Ethics Opinions

Opinion 06-02

Summary:   A request that a judge instruct jurors that they are free to speak to participating lawyers after the case is concluded would be improper if the proposed instruction does not describe completely the restrictions contained in Rule 3.5(d). In any event, the Rule forbids the request if the lawyer’s purpose in requesting the instruction is to encourage the juror to talk about the deliberation process.

Facts:   We have been asked for advice relating to Rule 3.5, Massachusetts Rules of Professional Conduct (MRPC), prohibiting post-trial lawyer-initiated contact with jurors.  Specifically, we have been asked:  

A.  May a trial lawyer ask the trial judge to give the following instruction at the beginning of a case? 

       “During the case, you are not permitted to speak to the lawyers, each other or anyone else about the case.  At the conclusion of the case, however, you will be able to speak to anyone you choose.”

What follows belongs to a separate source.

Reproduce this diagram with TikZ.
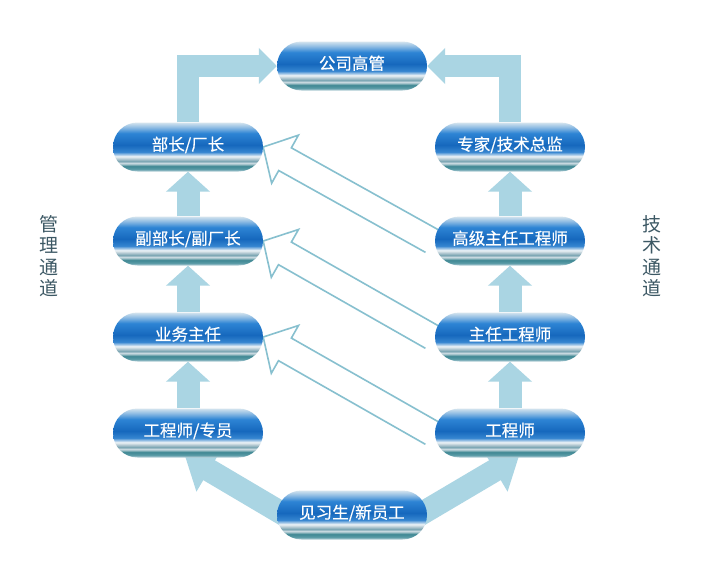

B.   May a trial lawyer ask the trial judge to give the following instructions or some portion of the following instructions after the verdict?

1.      “The trial lawyers (or the lawyer for the plaintiff/defendant) would like to speak to any jury member who is willing to talk to them about the case.  This process helps the trial lawyers to be more effective in presenting cases to future jurors.”

2.      “The rules do not allow the lawyers to initiate contact with you the jury, but you are allowed to initiate contact with them, either here in the courthouse or any other place, either now as soon as you are discharged or at a later time.  The lawyers will be here (in the courtroom) for a while if you want to talk to them now, and the court has distributed their cards with contact information if you wish to talk to them later.”

3.      “If you do speak to any of the lawyers, you may terminate the conversation at any time, and you do not need to speak to all the lawyers, only the one or ones you choose.” 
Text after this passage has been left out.